Taylor shrugged. “I guess I don’t have any choice, do I?”

The doctor nodded reluctantly. He sighed and opened his mouth to say something when—

“She’ll stay with me.”

The voice came from the doorway. Taylor turned around to look—

And saw Jason standing there.

Ignoring the surprised look on the doctor’s face, he stepped into the room.

“You’ll stay with me, Taylor,” he said firmly.

She stared at him in shock. “What are you doing here?”

Jason shrugged her question off with a grin. “I heard you were here,” he said, looking a little embarrassed.

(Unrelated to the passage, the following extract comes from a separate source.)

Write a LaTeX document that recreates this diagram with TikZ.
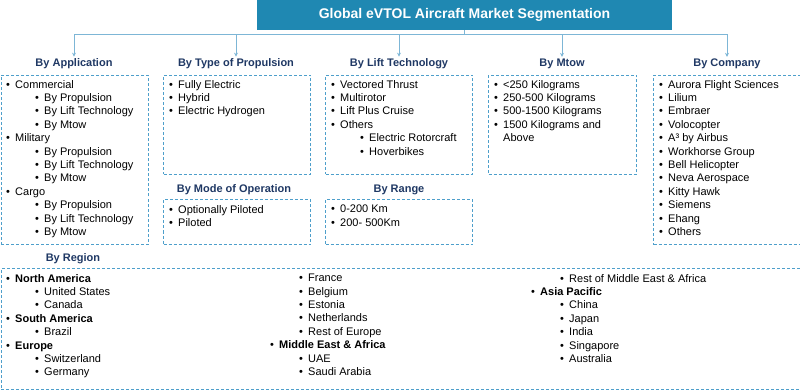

And when his eyes met hers, Taylor—who as a matter of pride never, ever, let people see her rattled—suddenly found that she had absolutely no idea what to say.

Jason waited for some kind of reaction from her. When she remained silent, he turned to the doctor worriedly.

“I thought they said she was fine. She’s too quiet.”

The doctor shrugged. “Ms. Donovan seemed perfectly fine until you showed up, Mr. Andrews.”

“Oh. Yes, well, that’s generally how it works with us.” Jason rubbed his hands together. “So what do I have to do to spring her out of here?”

“If you agree to have Taylor released in your care, you’ll need to watch her closely for the next twenty-four hours,” the doctor said. “Most important, when she’s sleeping, you need to wake her every four hours and ask her a few questions to make sure she’s conscious.”

The doctor peered over. “As for you, Taylor, I want you to promise to take it easy these next couple of days. If you do, you should be okay to go back to work on Monday.”

But Taylor could not stop staring at Jason. “How did you know?”

“How did I know what?”

“That I was in the hospital.”

“I called your office looking for you. Linda told me you were here.”

The doctor interrupted, turning their attention back to the important matters at hand. “So, as I said, Mr. Andrews, you’ll need to ask Taylor a few quick questions when you wake her up. Something like this.” He turned to her to demonstrate. “Do you remember my name?”

Taylor gave the doctor a look. Of course she remembered his name, she was fine. Didn’t he remember the wiggling fingers and toes? “Dr. Singer,” she told him.

“What did you have for breakfast this morning?”

“I don’t eat breakfast. Wait—does a grande skim latte with two Splendas count?”